Gastbeitrag zu SchulnotenFalsche Erwartungen an das Schulzeugnis
Die Wirtschaft will, dass Schulen ein scanbares Schülerdossier abliefern. Die schulische Beurteilung ersetze aber nie das gegenseitige Kennenlernen, sagt die oberste Schweizer Lehrerin.

Schulzeugnisse seien unbrauchbar für die Wirtschaft. Auf diesen Punkt lässt sich die Botschaft des Positionspapiers «Fehlgeleitete Diskussion über Schulnoten» der Wirtschaftsverbände Economiesuisse und Arbeitgeberverband bringen. Diese fundamentale Kritik ist starker Tobak.
Lehrerinnen und Lehrer investieren unzählige Arbeitsstunden in das Erstellen von Tests, ins Korrigieren, in die Auswertung und in die Besprechung der Resultate mit ihren Schülerinnen und Schülern. Das ist viel mehr als blosse Beurteilung. Das ist pädagogische Arbeit, die sich nicht durch einen standardisierten und schweizweiten Test ersetzen lässt. Zumal es mit Multicheck oder Stellwerktest schon solche Instrumente gibt. Nur: Die gewünschte Aussagekraft haben diese Instrumente ebenfalls nicht. Sie erhöhen nur den in den letzten Jahren sowieso gewachsenen Druck auf Schülerinnen und Schüler.
In einem Punkt stimme ich den Autoren des Papiers zu: Um Noten geht es nicht. Die äussere Form der Beurteilung ist nicht entscheidend. Es geht um die Haltung dahinter: Die Beurteilung muss förderorientiert sein. Sie soll den Schülerinnen und Schülern helfen, sich realistisch einzuschätzen.

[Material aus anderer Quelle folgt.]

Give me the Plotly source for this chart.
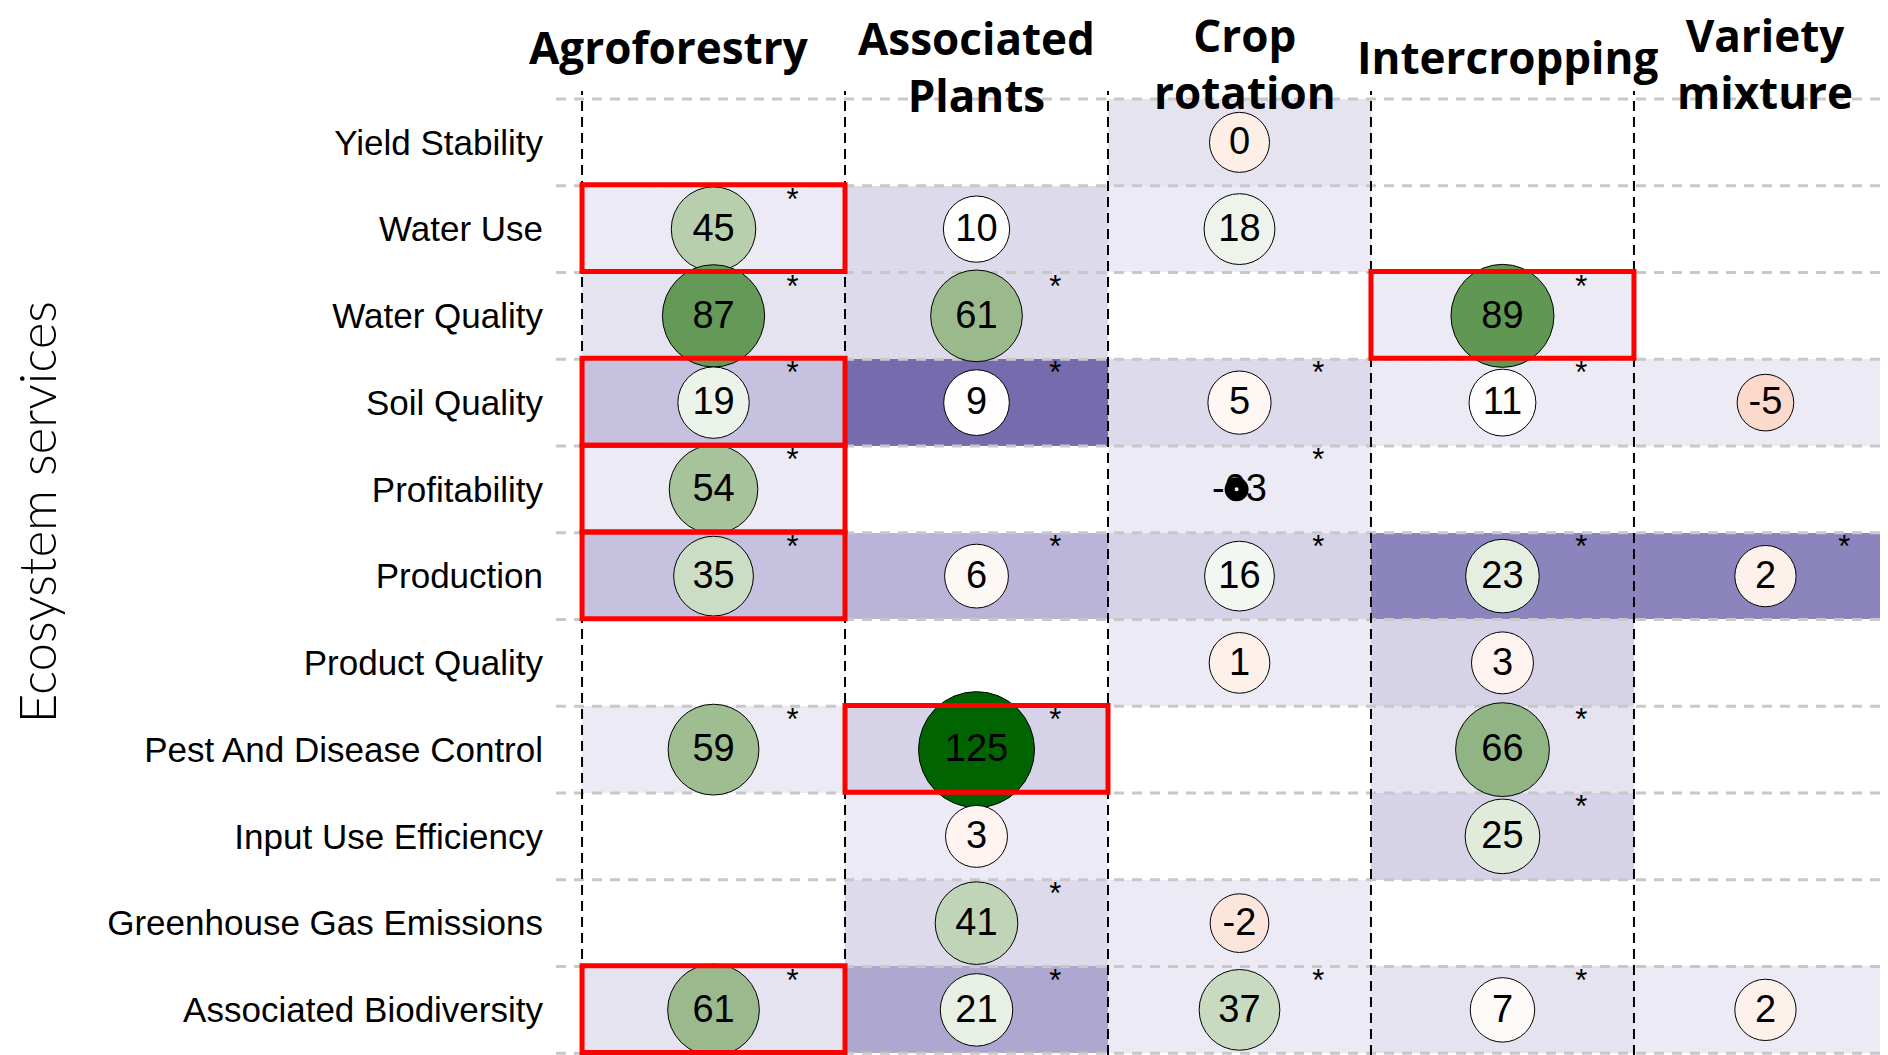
import plotly.graph_objects as go
import numpy as np

treatments = ["Agroforestry", "Associated<br>Plants", "Crop<br>rotation", "Intercropping", "Variety<br>mixture"]
services = ["Yield Stability", "Water Use", "Water Quality", "Soil Quality", "Profitability",
            "Production", "Product Quality", "Pest And Disease Control", "Input Use Efficiency",
            "Greenhouse Gas Emissions", "Associated Biodiversity"]

# effect size (%) per service, one list per practice (None = no data)
agroforestry = [None, 45, 87, 19, 54, 35, None, 59, None, None, 61]
associated_plants = [None, 10, 61, 9, None, 6, None, 125, 3, 41, 21]
crop_rotation = [0, 18, None, 5, -0.3, 16, 1, None, None, -2, 37]
intercropping = [None, None, 89, 11, None, 23, 3, 66, 25, None, 7]
variety_mixture = [None, None, None, -5, None, 2, None, None, None, None, 2]

# number of studies (cell shading)
n_agroforestry = [None, 2, 3, 8, 2, 8, None, 2, None, None, 3]
n_associated_plants = [None, 4, 4, 18, None, 9, None, 5, 2, 4, 10]
n_crop_rotation = [3, 2, None, 4, 2, 5, 2, None, None, 2, 2]
n_intercropping = [None, None, 2, 2, None, 14, 5, 3, 5, None, 3]
n_variety_mixture = [None, None, None, 2, None, 14, None, None, None, None, 2]

# significant effect (star)
sig_agroforestry = [0, 1, 1, 1, 1, 1, 0, 1, 0, 0, 1]
sig_associated_plants = [0, 0, 1, 1, 0, 1, 0, 1, 0, 1, 1]
sig_crop_rotation = [0, 0, 0, 1, 1, 1, 0, 0, 0, 0, 1]
sig_intercropping = [0, 0, 1, 1, 0, 1, 0, 1, 1, 0, 1]
sig_variety_mixture = [0, 0, 0, 0, 0, 1, 0, 0, 0, 0, 0]

# highlighted cells (treatment index, service index)
highlighted = [(0, 1), (0, 3), (0, 4), (0, 5), (0, 10), (1, 7), (3, 2)]
# cell whose bubble rendered as a tiny blob (with a garbled label) in the original
glitch = {(2, 4): "-03"}

effects = [agroforestry, associated_plants, crop_rotation, intercropping, variety_mixture]
studies = [n_agroforestry, n_associated_plants, n_crop_rotation, n_intercropping, n_variety_mixture]
sigs = [sig_agroforestry, sig_associated_plants, sig_crop_rotation, sig_intercropping, sig_variety_mixture]

nx, ny = len(treatments), len(services)
XR = [-0.599, 4.466]
YR = [10.52, -0.592]

# background heatmap
z = [[studies[c][r] for c in range(nx)] for r in range(ny)]
purples = [[0, "#f4f3f9"], [0.111, "#ecebf5"], [0.167, "#e5e3f0"], [0.222, "#dddaec"],
           [0.278, "#d6d2e7"], [0.444, "#c6c1df"], [0.5, "#bab5d8"], [0.556, "#aea7d0"],
           [0.778, "#8c84bd"], [1, "#756bad"]]
effect_scale = [[0, "#f7c6b0"], [0.037, "#fbd9cb"], [0.074, "#fdeee6"], [0.148, "#ffffff"],
                [0.259, "#e0ebdc"], [0.407, "#b8cfae"], [0.526, "#9aba8d"], [0.733, "#609753"],
                [1, "#006400"]]

fig = go.Figure()
fig.add_trace(go.Heatmap(x=list(range(nx)), y=list(range(ny)), z=z, colorscale=purples,
                         zmin=0, zmax=18, showscale=False, hoverinfo="skip"))

# grid lines
for r in range(ny + 1):
    fig.add_trace(go.Scatter(x=XR, y=[r - 0.5, r - 0.5], mode="lines", showlegend=False,
                             hoverinfo="skip", line=dict(color="#c8c8c8", width=3, dash="10px,8px")))
for c in range(nx + 1):
    fig.add_trace(go.Scatter(x=[c - 0.5, c - 0.5], y=YR, mode="lines", showlegend=False,
                             hoverinfo="skip", line=dict(color="black", width=2, dash="10px,6px")))

cx, cy, cv, cs = [], [], [], []
tx, ty, tt = [], [], []
gx, gy, gv = [], [], []
sx, sy = [], []
for c in range(nx):
    for r in range(ny):
        v = effects[c][r]
        if v is None:
            continue
        tx.append(c); ty.append(r + 0.025)
        tt.append(glitch.get((c, r), f"{v:g}"))
        if (c, r) in glitch:
            gx.append(c - 0.011); gy.append(r); gv.append(v)
        else:
            cx.append(c); cy.append(r); cv.append(v)
            cs.append(np.sqrt(3600 + 78.8 * v))
        if sigs[c][r]:
            sx.append(c + 0.3); sy.append(r - 0.31)

fig.add_trace(go.Scatter(x=cx, y=cy, mode="markers", showlegend=False,
                         marker=dict(size=cs, color=cv, colorscale=effect_scale, cmin=-10, cmax=125,
                                     line=dict(color="black", width=1), opacity=1)))
fig.add_trace(go.Scatter(x=tx, y=ty, mode="text", text=tt, showlegend=False,
                         textfont=dict(family="Liberation Sans, Arial", size=38, color="black")))
fig.add_trace(go.Scatter(x=gx, y=gy, mode="markers", showlegend=False,
                         marker=dict(size=14, color=gv, colorscale=effect_scale, cmin=-10, cmax=125,
                                     line=dict(color="black", width=10))))
fig.add_trace(go.Scatter(x=sx, y=sy, mode="text", text=["*"] * len(sx), showlegend=False,
                         textfont=dict(family="Liberation Sans, Arial", size=31, color="black")))

for c, r in highlighted:
    fig.add_shape(type="rect", xref="x", yref="y", x0=c - 0.5, x1=c + 0.5,
                  y0=r - 0.51, y1=r + 0.49, line=dict(color="#ff0000", width=5), layer="above")

header_xshift = [-45, 0, 6, 5, 0]
header_yshift = [44, 25, 28, 34, 28]
for c, name in enumerate(treatments):
    fig.add_annotation(x=c, y=1, xref="x", yref="paper", text=name, showarrow=False,
                       yanchor="middle", xshift=header_xshift[c], yshift=header_yshift[c],
                       font=dict(family="Open Sans", size=44, color="black", weight="bold"))

fig.add_annotation(x=0, y=0.563, xref="paper", yref="paper", text="Ecosystem services",
                   showarrow=False, textangle=-90, xanchor="center", yanchor="middle", xshift=-520,
                   font=dict(family="Lato", size=51, color="black", weight=300))

fig.update_xaxes(range=XR, showticklabels=False, showgrid=False, zeroline=False, showline=False)
fig.update_yaxes(range=YR, tickvals=list(range(ny)), ticktext=services, showgrid=False,
                 zeroline=False, showline=False, ticks="", ticklabelstandoff=12,
                 tickfont=dict(family="Liberation Sans, Arial", size=35, color="black"))
# page body has an 8px margin, so the figure is offset by 8px in the window
fig.update_layout(width=1888, height=1055, margin=dict(l=548, r=8, t=83, b=8),
                  plot_bgcolor="white", paper_bgcolor="white", showlegend=False)

fig.write_html("out.html")
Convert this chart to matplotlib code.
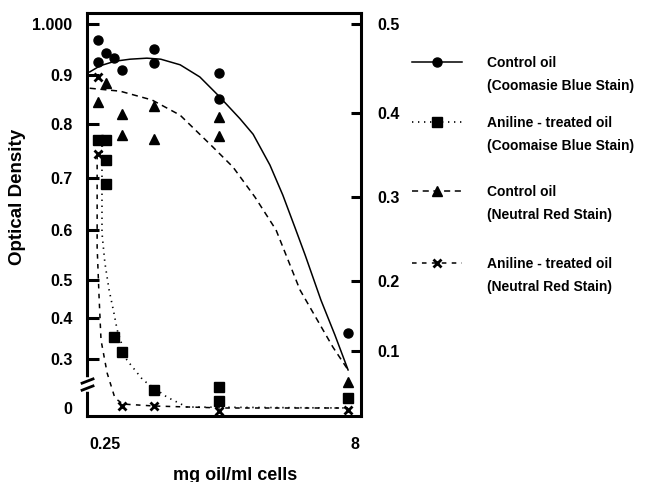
import numpy as np
import matplotlib
matplotlib.use('Agg')
import matplotlib.pyplot as plt
from matplotlib.lines import Line2D
from matplotlib.transforms import ScaledTranslation

# dose, mg oil/ml cells; optical density read against the left axis
cb_ctrl_x = [0.25, 0.25, 0.5, 0.75, 1.0, 2.0, 2.0, 4.0, 4.0, 8.0]
cb_ctrl_y = [0.969, 0.925, 0.943, 0.933, 0.910, 0.951, 0.924, 0.904, 0.851, 0.363]

cb_anil_x = [0.25, 0.5, 0.5, 0.5, 0.75, 1.0, 2.0, 4.0, 4.0, 8.0]
cb_anil_y = [0.770, 0.770, 0.733, 0.689, 0.354, 0.317, 0.110, 0.129, 0.043, 0.061]

nr_ctrl_x = [0.25, 0.5, 1.0, 1.0, 2.0, 2.0, 4.0, 4.0, 8.0]
nr_ctrl_y = [0.845, 0.884, 0.820, 0.780, 0.837, 0.772, 0.814, 0.778, 0.159]

nr_anil_x = [0.25, 0.25, 1.0, 2.0, 4.0, 8.0]
nr_anil_y = [0.896, 0.744, 0.012, 0.012, -0.02, -0.012]

# hand drawn fitted curves
cb_ctrl_fit_x = [0.0, 0.32, 0.78, 1.25, 1.77, 2.2, 2.8, 3.41, 3.97, 4.65, 5.06, 5.58,
                 5.98, 6.36, 6.67, 7.16, 7.59, 8.0]
cb_ctrl_fit_y = [0.906, 0.918, 0.927, 0.931, 0.933, 0.931, 0.920, 0.896, 0.859, 0.811,
                 0.781, 0.724, 0.667, 0.604, 0.55, 0.447, 0.359, 0.233]

nr_ctrl_fit_x = [0.0, 0.94, 1.93, 2.80, 3.82, 4.44, 5.12, 5.77, 6.51, 7.53, 8.0]
nr_ctrl_fit_y = [0.873, 0.867, 0.849, 0.818, 0.757, 0.720, 0.663, 0.600, 0.474, 0.329, 0.233]

cb_anil_fit_x = [0.38, 0.38, 0.47, 0.60, 0.75, 0.85, 1.15, 1.65, 2.39, 3.01, 8.0]
cb_anil_fit_y = [0.76, 0.594, 0.534, 0.474, 0.413, 0.371, 0.294, 0.171, 0.067, 0.006, 0.0]

nr_anil_fit_x = [0.23, 0.23, 0.29, 0.35, 0.54, 0.78, 1.03, 2.02, 4.13, 8.0]
nr_anil_fit_y = [0.743, 0.566, 0.455, 0.346, 0.214, 0.061, 0.024, 0.012, 0.0, 0.0]

left_ticks = [0, 0.3, 0.4, 0.5, 0.6, 0.7, 0.8, 0.9, 1.0]
left_labels = ['0', '0.3', '0.4', '0.5', '0.6', '0.7', '0.8', '0.9', '1.000']
right_ticks = [0.1, 0.2, 0.3, 0.4, 0.5]
right_labels = ['0.1', '0.2', '0.3', '0.4', '0.5']

# the original axes are hand ruled: tick heights (px above the x axis line)
left_tick_pos = [8, 57, 98, 136, 186, 238, 292, 341, 392]
right_tick_pos = [65, 135, 219, 303, 392]
AX_H = 403

plt.rcParams['font.family'] = ['Liberation Sans', 'DejaVu Sans']
plt.rcParams['font.weight'] = 'bold'
plt.rcParams['axes.labelweight'] = 'bold'


def ruled_scale(vals, pos):
    vals = np.asarray(vals, float)
    pos = np.asarray(pos, float)
    s0 = (pos[1] - pos[0]) / (vals[1] - vals[0])
    s1 = (pos[-1] - pos[-2]) / (vals[-1] - vals[-2])
    v = np.concatenate([[vals[0] - 10], vals, [vals[-1] + 10]])
    p = np.concatenate([[pos[0] - 10 * s0], pos, [pos[-1] + 10 * s1]])

    def fwd(a):
        return np.interp(a, v, p)

    def inv(a):
        return np.interp(a, p, v)
    return fwd, inv


fig = plt.figure(figsize=(6.45, 4.82), dpi=100)
ax = fig.add_axes([87 / 645, 1 - 416 / 482, 274 / 645, AX_H / 482])

fwd_l, inv_l = ruled_scale(left_ticks, left_tick_pos)
ax.set_yscale('function', functions=(fwd_l, inv_l))
ax.set_ylim(inv_l(0), inv_l(AX_H))
ax.set_xlim(-0.084, 8.40)

ax.plot(cb_ctrl_fit_x, cb_ctrl_fit_y, color='k', lw=1.1)
ax.plot(nr_ctrl_fit_x, nr_ctrl_fit_y, color='k', lw=1.1, dashes=(4, 3))
ax.plot(cb_anil_fit_x, cb_anil_fit_y, color='k', lw=1.2, dashes=(0.8, 2.8))
ax.plot(nr_anil_fit_x, nr_anil_fit_y, color='k', lw=1.1, dashes=(3, 3.5))

ax.plot(cb_ctrl_x, cb_ctrl_y, 'o', color='k', ms=6.5, clip_on=False)
ax.plot(cb_anil_x, cb_anil_y, 's', color='k', ms=6.5, clip_on=False)
ax.plot(nr_ctrl_x, nr_ctrl_y, '^', color='k', ms=7, clip_on=False)
ax.plot(nr_anil_x, nr_anil_y, 'x', color='k', ms=6, mew=2, clip_on=False)

for sp in ax.spines.values():
    sp.set_linewidth(2.2)

ax.set_yticks(left_ticks[1:], left_labels[1:])
ax.set_yticks(left_ticks[:1], left_labels[:1], minor=True)
ax.tick_params(axis='y', which='major', direction='in', length=8.5, width=2.2,
               pad=10.5, labelsize=11.5, right=False)
ax.tick_params(axis='y', which='minor', length=0, pad=10.5, labelsize=11.5)

ax.set_xticks([0.25, 8], ['0.25', '8'])
ax.tick_params(axis='x', length=0, pad=15, labelsize=11.5)
shift = ScaledTranslation(5 / 72, 0, fig.dpi_scale_trans)
for lab in ax.get_xticklabels():
    lab.set_transform(lab.get_transform() + shift)

ax.set_xlabel('mg oil/ml cells', fontsize=13, fontweight='bold', va='center')
ax.xaxis.set_label_coords((235 - 87) / 274, (416 - 475) / AX_H)
ax.set_ylabel('Optical Density', fontsize=13.5, fontweight='bold', va='center', ha='center')
ax.yaxis.set_label_coords((18 - 87) / 274, (416 - 197) / AX_H)

# axis break on the left spine
brk = ax.get_yaxis_transform()
ax.plot([0, 0], [0.118, 0.17], color='white', lw=4, transform=brk, clip_on=False, zorder=3)
for yb in [0.122, 0.165]:
    ax.plot([-0.018, 0.022], [yb - 0.013, yb + 0.013], color='k', lw=2,
            transform=brk, clip_on=False, zorder=4)

ax2 = ax.twinx()
fwd_r, inv_r = ruled_scale(right_ticks, right_tick_pos)
ax2.set_yscale('function', functions=(fwd_r, inv_r))
ax2.set_ylim(inv_r(0), inv_r(AX_H))
ax2.set_yticks(right_ticks, right_labels)
ax2.yaxis.set_minor_locator(matplotlib.ticker.NullLocator())
ax2.tick_params(axis='y', direction='in', length=7, width=2.2, pad=12, labelsize=11.5)
for sp in ax2.spines.values():
    sp.set_visible(False)

# legend: one small legend per series so the handle sits on the first line
blank = Line2D([], [], color='none')
entries = [
    (Line2D([], [], color='k', lw=1.1, marker='o', ms=6.5), 'Control oil', '(Coomasie Blue Stain)'),
    (Line2D([], [], color='k', lw=1.2, dashes=(0.8, 2.8), marker='s', ms=6.5),
     'Aniline - treated oil', '(Coomaise Blue Stain)'),
    (Line2D([], [], color='k', lw=1.1, dashes=(4, 3), marker='^', ms=7), 'Control oil', '(Neutral Red Stain)'),
    (Line2D([], [], color='k', lw=1.1, dashes=(3, 3.5), marker='x', ms=6, mew=2),
     'Aniline - treated oil', '(Neutral Red Stain)'),
]
legend_tops = [56, 116, 185, 257]
for (h, l1, l2), top in zip(entries, legend_tops):
    fig.legend([h, blank], [l1, l2], loc='upper left', bbox_to_anchor=(412 / 645, 1 - top / 482),
               frameon=False, borderpad=0, borderaxespad=0, handlelength=3.6,
               handletextpad=1.8, labelspacing=0.65, fontsize=10)

fig.savefig('out.png', dpi=100)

Aber keine schulische Beurteilung wird jemals das persönliche Kennenlernen von Kandidatinnen und Kandidaten für eine Lehre vor Ort im Betrieb ersetzen. Darum stützen sich viele Lehrbetriebe bereits heute nur teilweise oder sogar gar nicht auf die Leistungsnachweise von Jugendlichen ab. Diese Betriebe wissen, dass die Anforderungsprofile in einem bestimmten Beruf nicht unbedingt mit den Anforderungen in der Schule korrelieren. Die Motivation, das soziale Verhalten und die Rücksichtnahme auf die Gegebenheiten vor Ort sind wichtiger als Zeugnisnoten.
Nötig ist eine faire Rekrutierung
Damit die dringend benötigten Fachkräfte ausgebildet werden, braucht es mehr als ein schnell «scanbares Testdossier». Ausbildungsbetriebe müssen sich vielmehr zu einem fairen Rekrutierungsprozess bekennen: zu einem Verfahren, das den jungen Menschen ins Zentrum stellt und das den individuellen Unterschieden der angehenden Lernenden gerecht wird. Nur so können sie in vernünftiger Art an die individuelle Förderung anknüpfen, die heutzutage in der Schule gelebt wird. Nötig sind nicht zusätzliche Hürden, sondern dass man sich mehr Zeit für die jungen Menschen nimmt, die sich gerade in einer wichtigen Phase ihres Lebens befinden.
Immerhin hat die Wirtschaft mit ihrem Positionspapier den richtigen Zeitpunkt getroffen. Glücklicherweise sind wir in der Schweiz an einem Punkt angelangt, an dem tatsächlich breit über die Art und Weise der Beurteilung nachgedacht wird. Derzeit sind viele Schulen auf der Suche nach einer zeitgemässen Form der Beurteilung. Sie soll neben den klassischen Leistungen auch die immer wichtiger werdenden überfachlichen Qualifikationen, die echten Sozialkompetenzen würdigen. Natürlich ist es nicht zielführend, wenn dann jede Schule ihr eigenes System entwickelt. Das würde Schulen und Lehrbetriebe tatsächlich überfordern.
Ich lade die Wirtschaft ein, an diesem Prozess teilzunehmen. Besser als Fundamentalkritik ist allemal, gemeinsam eine zeitgemässe Lösung zu suchen.
Dagmar Rösler ist Zentralpräsidentin des Dachverbands Lehrerinnen und Lehrer Schweiz (LCH).